My base for the first week was the stunning sleepy location of Tankerton.  Everything a English seaside should be & always was when i was a little girl.  I remember spending many happy summer holibobs in this area, and from the moment I parked the car and took my first breath of sea air all seemed right with the world.  I’m not ashamed to admit it brought a little tear to my eye.  The flat that was home for week one we as based right in the main high street & a stones throw from the seafront. Cosy, bright and clean – the perfect base.  After a long soak in the bath (novelty for me as I only have a shower now at home) I slept like a baby (well a quiet one!). 

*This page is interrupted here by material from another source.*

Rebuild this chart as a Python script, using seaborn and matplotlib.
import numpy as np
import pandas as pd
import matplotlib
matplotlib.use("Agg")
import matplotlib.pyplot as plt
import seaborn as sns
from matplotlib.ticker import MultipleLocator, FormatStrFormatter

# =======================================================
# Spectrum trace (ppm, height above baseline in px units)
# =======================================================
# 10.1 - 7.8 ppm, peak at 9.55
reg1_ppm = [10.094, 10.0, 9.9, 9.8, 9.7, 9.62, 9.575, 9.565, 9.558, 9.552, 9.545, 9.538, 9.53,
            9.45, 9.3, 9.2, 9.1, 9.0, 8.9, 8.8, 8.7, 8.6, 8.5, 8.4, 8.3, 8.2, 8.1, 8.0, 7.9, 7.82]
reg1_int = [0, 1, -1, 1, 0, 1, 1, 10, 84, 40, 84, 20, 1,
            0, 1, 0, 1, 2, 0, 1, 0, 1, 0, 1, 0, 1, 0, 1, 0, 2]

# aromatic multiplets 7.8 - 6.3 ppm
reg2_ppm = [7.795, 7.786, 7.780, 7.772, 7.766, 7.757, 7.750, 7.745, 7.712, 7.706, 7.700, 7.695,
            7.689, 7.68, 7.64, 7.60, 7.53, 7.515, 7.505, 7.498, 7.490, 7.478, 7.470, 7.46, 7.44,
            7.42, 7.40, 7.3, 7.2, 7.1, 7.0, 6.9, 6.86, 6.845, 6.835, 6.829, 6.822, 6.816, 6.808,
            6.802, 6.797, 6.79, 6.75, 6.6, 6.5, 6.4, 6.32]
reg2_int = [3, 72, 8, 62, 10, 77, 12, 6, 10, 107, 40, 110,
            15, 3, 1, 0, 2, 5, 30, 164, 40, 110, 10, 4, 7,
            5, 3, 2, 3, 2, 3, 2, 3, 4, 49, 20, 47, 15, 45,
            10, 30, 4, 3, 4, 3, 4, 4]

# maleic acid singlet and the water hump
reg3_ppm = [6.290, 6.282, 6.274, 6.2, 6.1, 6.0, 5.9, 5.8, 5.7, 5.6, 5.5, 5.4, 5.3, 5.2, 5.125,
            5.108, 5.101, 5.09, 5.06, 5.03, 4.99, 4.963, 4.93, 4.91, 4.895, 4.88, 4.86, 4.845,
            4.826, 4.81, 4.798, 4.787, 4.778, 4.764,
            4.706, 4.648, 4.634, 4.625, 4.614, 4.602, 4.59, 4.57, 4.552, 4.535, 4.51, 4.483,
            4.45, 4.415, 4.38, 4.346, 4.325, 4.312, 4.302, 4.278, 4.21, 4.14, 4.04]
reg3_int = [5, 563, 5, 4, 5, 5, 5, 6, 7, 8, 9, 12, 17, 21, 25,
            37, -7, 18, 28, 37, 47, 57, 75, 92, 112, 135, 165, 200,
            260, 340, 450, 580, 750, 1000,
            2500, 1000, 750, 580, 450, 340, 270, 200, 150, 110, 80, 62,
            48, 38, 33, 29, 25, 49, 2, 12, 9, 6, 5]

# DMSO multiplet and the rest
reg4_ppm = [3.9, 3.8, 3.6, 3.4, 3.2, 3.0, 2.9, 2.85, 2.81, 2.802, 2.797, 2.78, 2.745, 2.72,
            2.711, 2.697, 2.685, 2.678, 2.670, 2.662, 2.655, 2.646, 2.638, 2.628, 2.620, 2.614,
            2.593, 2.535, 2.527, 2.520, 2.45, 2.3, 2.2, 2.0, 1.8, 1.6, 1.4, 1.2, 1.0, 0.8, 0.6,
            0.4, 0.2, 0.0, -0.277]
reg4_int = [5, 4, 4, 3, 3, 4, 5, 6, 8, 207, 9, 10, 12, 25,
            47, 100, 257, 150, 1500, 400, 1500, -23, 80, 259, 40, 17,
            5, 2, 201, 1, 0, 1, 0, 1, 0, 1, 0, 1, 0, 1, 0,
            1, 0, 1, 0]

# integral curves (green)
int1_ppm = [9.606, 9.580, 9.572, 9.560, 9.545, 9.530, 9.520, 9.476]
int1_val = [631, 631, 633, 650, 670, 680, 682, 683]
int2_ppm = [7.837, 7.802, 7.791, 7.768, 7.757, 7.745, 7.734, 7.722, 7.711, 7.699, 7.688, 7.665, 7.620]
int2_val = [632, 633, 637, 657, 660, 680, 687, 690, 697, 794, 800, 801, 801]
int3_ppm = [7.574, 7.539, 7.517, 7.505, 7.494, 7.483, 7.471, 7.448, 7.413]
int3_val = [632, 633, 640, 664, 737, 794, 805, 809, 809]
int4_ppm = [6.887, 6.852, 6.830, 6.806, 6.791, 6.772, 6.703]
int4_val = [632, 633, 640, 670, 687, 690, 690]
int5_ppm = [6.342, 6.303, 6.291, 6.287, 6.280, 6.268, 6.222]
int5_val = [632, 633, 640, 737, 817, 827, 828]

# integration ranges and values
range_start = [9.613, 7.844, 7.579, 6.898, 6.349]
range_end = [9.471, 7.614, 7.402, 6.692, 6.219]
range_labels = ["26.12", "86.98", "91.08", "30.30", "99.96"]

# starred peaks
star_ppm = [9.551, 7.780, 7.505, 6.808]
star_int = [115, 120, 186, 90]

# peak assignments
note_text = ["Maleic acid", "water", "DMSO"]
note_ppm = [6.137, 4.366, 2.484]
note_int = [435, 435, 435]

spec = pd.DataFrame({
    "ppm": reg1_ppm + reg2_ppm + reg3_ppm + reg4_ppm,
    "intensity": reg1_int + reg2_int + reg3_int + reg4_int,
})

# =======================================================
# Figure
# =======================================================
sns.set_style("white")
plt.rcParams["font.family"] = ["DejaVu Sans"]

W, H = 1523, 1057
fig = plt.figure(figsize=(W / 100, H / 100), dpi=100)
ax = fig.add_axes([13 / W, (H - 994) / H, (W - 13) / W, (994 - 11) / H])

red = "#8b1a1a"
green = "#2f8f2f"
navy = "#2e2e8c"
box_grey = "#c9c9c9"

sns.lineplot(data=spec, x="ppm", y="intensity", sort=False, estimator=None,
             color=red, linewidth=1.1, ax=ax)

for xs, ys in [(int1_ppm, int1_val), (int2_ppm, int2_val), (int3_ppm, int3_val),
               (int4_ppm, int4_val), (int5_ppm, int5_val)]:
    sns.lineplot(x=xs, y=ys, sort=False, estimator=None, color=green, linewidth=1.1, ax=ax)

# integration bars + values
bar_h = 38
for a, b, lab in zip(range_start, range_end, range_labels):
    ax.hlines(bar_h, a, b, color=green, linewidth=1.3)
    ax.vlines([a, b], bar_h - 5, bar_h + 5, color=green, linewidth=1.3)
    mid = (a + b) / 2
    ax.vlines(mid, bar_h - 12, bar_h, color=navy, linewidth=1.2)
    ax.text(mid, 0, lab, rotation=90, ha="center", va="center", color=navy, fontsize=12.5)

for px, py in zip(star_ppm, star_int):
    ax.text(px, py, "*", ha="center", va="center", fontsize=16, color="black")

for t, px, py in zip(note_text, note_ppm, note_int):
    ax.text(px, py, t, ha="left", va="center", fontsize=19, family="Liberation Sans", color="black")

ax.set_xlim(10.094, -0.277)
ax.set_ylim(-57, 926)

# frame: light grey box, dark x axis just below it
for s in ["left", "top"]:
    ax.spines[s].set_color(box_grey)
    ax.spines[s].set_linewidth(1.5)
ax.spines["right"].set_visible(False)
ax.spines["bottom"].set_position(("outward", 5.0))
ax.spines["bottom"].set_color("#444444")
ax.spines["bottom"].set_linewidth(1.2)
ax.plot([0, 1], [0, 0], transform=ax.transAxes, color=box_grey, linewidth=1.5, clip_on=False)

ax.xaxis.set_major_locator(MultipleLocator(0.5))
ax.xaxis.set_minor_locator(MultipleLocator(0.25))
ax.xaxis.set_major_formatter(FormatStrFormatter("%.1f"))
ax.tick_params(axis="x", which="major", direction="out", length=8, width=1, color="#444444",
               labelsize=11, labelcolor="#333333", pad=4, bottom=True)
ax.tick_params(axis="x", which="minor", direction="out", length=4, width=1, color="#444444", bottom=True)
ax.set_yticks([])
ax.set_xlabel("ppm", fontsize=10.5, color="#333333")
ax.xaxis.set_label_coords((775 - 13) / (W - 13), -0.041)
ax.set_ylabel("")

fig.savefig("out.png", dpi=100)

Sammy the Seagull (not named by me I hasten to add, but a special little lady) & her crew were in fine squawk at 6am, so after a cuppa and a green smoothie it was time for a seafront run.  Tankerton is approximately 2km from Whitstable, so a perfect run distance there and back for me at the moment as I am slowly getting my distances back.   It really isn’t as easy as I hoped but I will get back up to 10k if it kills me (metaphorically speaking of course, that would be foolish). 

So off I set, sun shining, wind keeping me cool, a perfect perfect day.   I can’t remember the time I last felt so calm and relaxed, and dare I say it HAPPY! From nowhere the tears just started to pour from my eyes (thank god for sunglasses).  Sad? No, relief, Joy and calm.  

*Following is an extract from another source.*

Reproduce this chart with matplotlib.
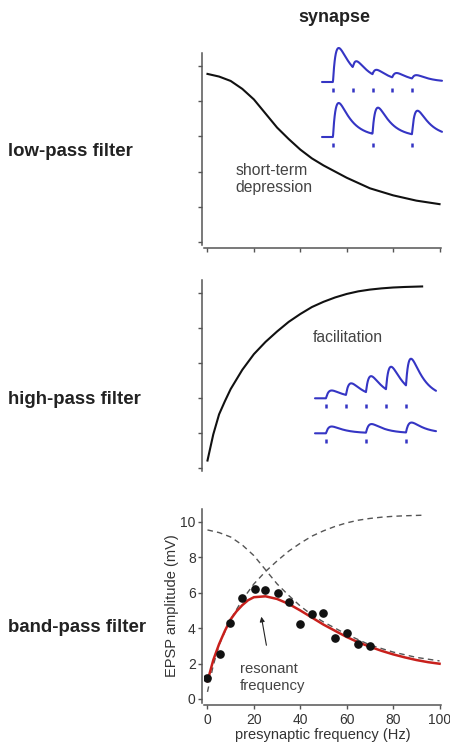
import numpy as np
import matplotlib.pyplot as plt

plt.rcParams["font.family"] = ["Liberation Sans", "DejaVu Sans"]

# ---- data ----
# depression curve (panel 1 and dashed in panel 3)
dep_x = [0, 5, 10, 15, 20, 25, 30, 35, 40, 45, 50, 55, 60, 65, 70, 75, 80, 85, 90, 95, 100]
dep_y = [9.55, 9.4, 9.15, 8.7, 8.1, 7.3, 6.5, 5.85, 5.25, 4.75, 4.35, 4.0, 3.65, 3.35, 3.05,
         2.85, 2.65, 2.5, 2.35, 2.25, 2.15]

# facilitation curve (panel 2 and dashed in panel 3)
fac_x = [0, 2.5, 5, 7.5, 10, 15, 20, 25, 30, 35, 40, 45, 50, 55, 60, 65, 70, 75, 80, 85, 90, 92.5]
fac_y = [0.4, 1.9, 3.05, 3.8, 4.5, 5.6, 6.5, 7.2, 7.8, 8.35, 8.8, 9.2, 9.5, 9.75, 9.95, 10.1,
         10.2, 10.27, 10.32, 10.35, 10.37, 10.38]

# band-pass fit (red)
fit_x = [0, 2.5, 5, 7.5, 10, 12.5, 15, 17.5, 20, 25, 30, 35, 40, 45, 50, 55, 60, 65, 70, 75,
         80, 85, 90, 95, 100]
fit_y = [1.0, 2.2, 3.1, 3.85, 4.5, 4.95, 5.3, 5.58, 5.75, 5.8, 5.65, 5.37, 5.0, 4.6, 4.2, 3.85,
         3.5, 3.2, 2.95, 2.72, 2.52, 2.35, 2.2, 2.08, 1.99]

# measured EPSP amplitudes
pts_x = [0, 5.5, 9.8, 14.8, 20.3, 24.9, 30.2, 35.2, 39.9, 45.2, 49.9, 55, 60, 65, 70.1]
pts_y = [1.2, 2.52, 4.27, 5.69, 6.2, 6.13, 5.98, 5.5, 4.21, 4.78, 4.88, 3.47, 3.74, 3.13, 2.98]

# relative EPSP amplitudes for the example traces
dep_fast_amps = [1.0, 0.30, 0.20, 0.17, 0.13]
dep_slow_amps = [1.0, 0.80, 0.72]
fac_fast_amps = [0.23, 0.375, 0.53, 0.75, 0.91]
fac_slow_amps = [0.20, 0.26, 0.30]

x_ticks = [0, 20, 40, 60, 80, 100]
y_ticks = [0, 2, 4, 6, 8, 10]

W, H = 450, 749
spine_col = "#555555"
txt_col = "#333333"
blue = "#3535c4"

fig = plt.figure(figsize=(4.5, 7.49), dpi=100)


def frac(px_left, py_top, px_right, py_bottom):
    return [px_left / W, 1 - py_bottom / H, (px_right - px_left) / W, (py_bottom - py_top) / H]


def style_axes(ax, bottom=True, labels=False):
    for s in ["top", "right"]:
        ax.spines[s].set_visible(False)
    ax.spines["left"].set_position(("outward", 1.5))
    ax.spines["bottom"].set_position(("outward", 1.5))
    ax.spines["left"].set_color(spine_col)
    ax.spines["bottom"].set_color(spine_col)
    ax.spines["left"].set_linewidth(1.1)
    ax.spines["bottom"].set_linewidth(1.1)
    ax.set_xlim(-1.5, 100.5)
    ax.set_ylim(-0.2, 10.75)
    ax.set_xticks(x_ticks)
    ax.set_yticks(y_ticks)
    ax.tick_params(direction="out", length=3, width=1, color=spine_col,
                   labelsize=10, labelcolor=txt_col)
    ax.tick_params(axis="y", pad=1.5)
    ax.tick_params(axis="x", pad=3)
    if not bottom:
        ax.spines["bottom"].set_visible(False)
        ax.set_xticks([])
    if not labels:
        ax.set_xticklabels([])
        ax.set_yticklabels([])


ax1 = fig.add_axes(frac(204, 52.8, 440.7, 245.5))
style_axes(ax1)
ax1.plot(dep_x, dep_y, color="#111111", lw=1.5)
ax1.text(11.9, 3.6, "short-term\ndepression", ha="left", va="center", fontsize=11.3,
         color="#444444", linespacing=1.15)

ax2 = fig.add_axes(frac(204, 280, 440.7, 471))
style_axes(ax2, bottom=False)
ax2.plot(fac_x, fac_y, color="#111111", lw=1.5)
ax2.text(60.6, 7.43, "facilitation", ha="center", va="center", fontsize=11.3, color="#444444")

ax3 = fig.add_axes(frac(204, 508.7, 440.7, 702.5))
style_axes(ax3, labels=True)
ax3.plot(dep_x, dep_y, color="#555555", lw=1.0, ls=(0, (4, 3)))
ax3.plot(fac_x, fac_y, color="#555555", lw=1.0, ls=(0, (4, 3)))
ax3.plot(fit_x, fit_y, color="#c8201c", lw=1.8)
ax3.plot(pts_x, pts_y, "o", color="#111111", ms=5.2, zorder=5)
ax3.annotate("", xy=(23, 4.8), xytext=(25.6, 2.88),
             arrowprops=dict(arrowstyle="-|>", lw=0.8, color="#222222", mutation_scale=7))
ax3.text(14, 1.22, "resonant\nfrequency", ha="left", va="center", fontsize=10.7,
         color="#444444", linespacing=1.25)
ax3.set_xlabel("presynaptic frequency (Hz)", fontsize=10.5, color=txt_col, labelpad=1)
ax3.set_ylabel("EPSP amplitude (mV)", fontsize=10.5, color=txt_col)
ax3.yaxis.set_label_coords(-0.106, 0.5)


# example EPSP trains
def epsp(t, stims, amps, scale):
    fine = np.linspace(0, 40, 2000)
    norm = np.max(np.exp(-fine / 13.0) - np.exp(-fine / 3.0))
    v = np.zeros_like(t)
    for t0, a in zip(stims, amps):
        s = t - t0
        k = np.where(s > 0, np.exp(-s / 13.0) - np.exp(-s / 3.0), 0.0) / norm
        v = v + a * scale * k
    return v


def draw_train(ax, base, t_start, t_end, first, step, amps):
    t = np.linspace(t_start, t_end, 400)
    stims = [first + i * step for i in range(len(amps))]
    ax.plot(t, base + epsp(t, stims, amps, 34), color=blue, lw=1.5,
            solid_capstyle="round", solid_joinstyle="round")
    for s in stims:
        ax.plot([s, s], [base - 10, base - 6], color=blue, lw=1.8, solid_capstyle="butt")


ins1 = fig.add_axes(frac(318, 40, 445, 150))
ins1.set_xlim(0, 127)
ins1.set_ylim(0, 110)
ins1.axis("off")
draw_train(ins1, 68, 4, 124, 15, 19.75, dep_fast_amps)
draw_train(ins1, 13, 4, 124, 15, 39.5, dep_slow_amps)

ins2 = fig.add_axes(frac(310, 350, 440, 450))
ins2.set_xlim(0, 130)
ins2.set_ylim(0, 100)
ins2.axis("off")
draw_train(ins2, 51.7, 5, 126, 16, 20, fac_fast_amps)
draw_train(ins2, 16.7, 5, 126, 16, 40, fac_slow_amps)

# row and column headings
fig.text(334 / W, 1 - 18 / H, "synapse", ha="center", va="center", fontsize=13,
         fontweight="bold", color="#222222")
for label, py in [("low-pass filter", 152), ("high-pass filter", 400), ("band-pass filter", 627)]:
    fig.text(8 / W, 1 - py / H, label, ha="left", va="center", fontsize=13.4,
             fontweight="bold", color="#222222")

fig.savefig("out.png", dpi=100)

The next few days were spent catching up with some very special people, big & small, walks along the seafront, stone throwing, oyster eating, Chablis drinking and lots of special times.  Thank you to all who visited, I may not see you more than a few times a year but its always fun!

Tankerton made me feel at home.  The place, the wonderful friendly people, the fab cafes & bars, the wine shop (yes the wine shop) everyone wanted to chat and make me feel welcome.  Good honest people, enjoying life.  Made me sit back and wonder why I make life so complicated at times – it really doesn’t need to be.  One lovely lady in the tea room was serving a tapas platter with a glass of the best red wine I have ever tasted (yes yes, I know I have tried lots) for £8.99.  When i couldn’t eat it all, she wrapped up the block of cheese, packed me some olives & peppers & crackers so I didn’t have to cook that evening – good job as it was Great British Bake Off day!!  Kindness that really made me feel warm inside – or maybe it was the wine….

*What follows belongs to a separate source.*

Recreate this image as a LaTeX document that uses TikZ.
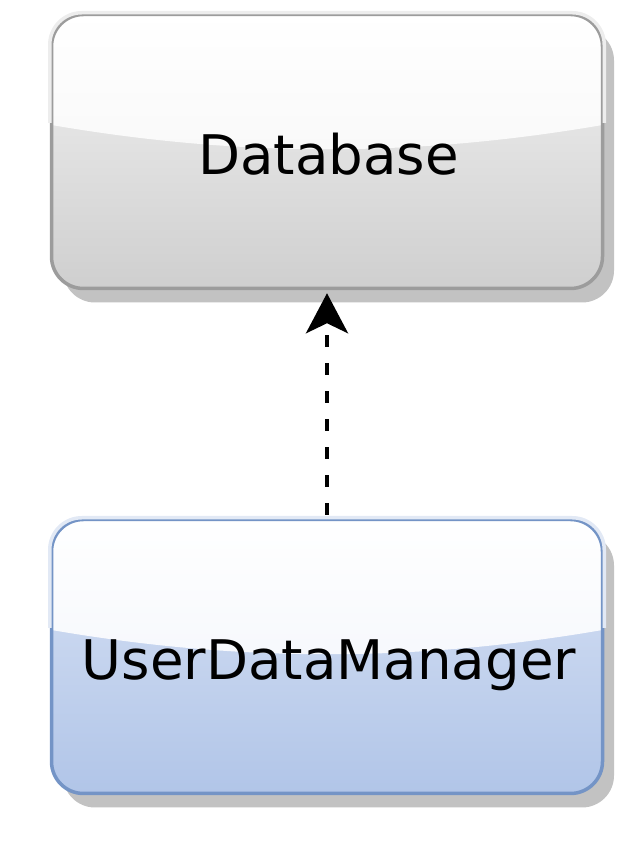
\documentclass[tikz,border=0pt]{standalone}
\usepackage{fontspec}
\setmainfont{DejaVu Sans}
\usetikzlibrary{arrows.meta,shadows}
\definecolor{shadowgray}{HTML}{C2C2C2}
\definecolor{dbtop}{HTML}{F2F2F2}
\definecolor{dbbot}{HTML}{CFCFCF}
\definecolor{dbglossbot}{HTML}{F3F3F3}
\definecolor{dbline}{HTML}{9C9C9C}
\definecolor{dblinelight}{HTML}{EDEDED}
\definecolor{udtop}{HTML}{D8E2F4}
\definecolor{udbot}{HTML}{B1C5E8}
\definecolor{udglossbot}{HTML}{EEF2FA}
\definecolor{udline}{HTML}{7494C6}
\definecolor{udlinelight}{HTML}{E2E9F5}
\tikzset{
  x=1pt, y=1pt,
  glossbox/.style n args={4}{
    rounded corners=32pt, minimum width=551pt, minimum height=274pt,
    line width=3.5pt, draw=#3, top color=#1, bottom color=#2,
    drop shadow={shadow xshift=11.5pt, shadow yshift=-14pt, fill=shadowgray, opacity=1},
    font=\fontsize{54.6}{60}\selectfont, text height=46pt, text depth=0pt,
    inner sep=0pt,
    path picture={
      \shade[sharp corners, top color=white, bottom color=#4]
        ([xshift=-3pt,yshift=3pt]path picture bounding box.north west)
        -- ([xshift=3pt,yshift=3pt]path picture bounding box.north east)
        -- ([xshift=3pt,yshift=-110pt]path picture bounding box.north east)
        .. controls +(-190pt,-33pt) and +(190pt,-33pt) ..
        ([xshift=-3pt,yshift=-110pt]path picture bounding box.north west) -- cycle;
    }
  },
  dbbox/.style={glossbox={dbtop}{dbbot}{dbline}{dbglossbot}},
  udbox/.style={glossbox={udtop}{udbot}{udline}{udglossbot}},
  dep/.style={line width=4pt, dash pattern=on 12pt off 16pt,
    -{Stealth[length=40pt,width=42pt,inset=10pt]}}
}
\begin{document}
\begin{tikzpicture}
\useasboundingbox (0,0) rectangle (644,842);
\node[dbbox] (db) at (327,690.5) {\hspace*{3pt}Database};
\node[udbox] (ud) at (327,185.5) {\hspace*{4pt}UserDataManager};
% light upper borders (gloss)
\foreach \n/\c in {db/dblinelight, ud/udlinelight}{
  \begin{scope}
    \clip ([xshift=-5pt,yshift=5pt]\n.north west) -- ([xshift=5pt,yshift=5pt]\n.north east)
      -- ([xshift=5pt,yshift=-110pt]\n.north east) -- ([xshift=-5pt,yshift=-110pt]\n.north west) -- cycle;
    \draw[\c, line width=3.5pt, rounded corners=32pt] (\n.north west) rectangle (\n.south east);
  \end{scope}
}
\draw[dep] ([yshift=3pt]ud.north) -- ([yshift=-3pt]db.south);
\end{tikzpicture}
\end{document}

I had spent the day lying on the beach, just listening to the sea.  Eating crisps, dips and drinking tea out of a flask.  Perfect.  I get to travel to some of the most amazing places with work or with friends, but nothing felt so special as this did.  All in all it was a perfectly lovely day. 

Thursday came round and time to move onto a lovely seafront cottage in Herne Bay called Black Tulip Cottage, it truly is a beauty.  Big thanks to the owner for letting me stay.  Kindness is breeding it would seem…..I settled in nicely, and got an early night after a long soak in the tub ( I will use every bath I come across now).  It was needed as Friday was a tough one.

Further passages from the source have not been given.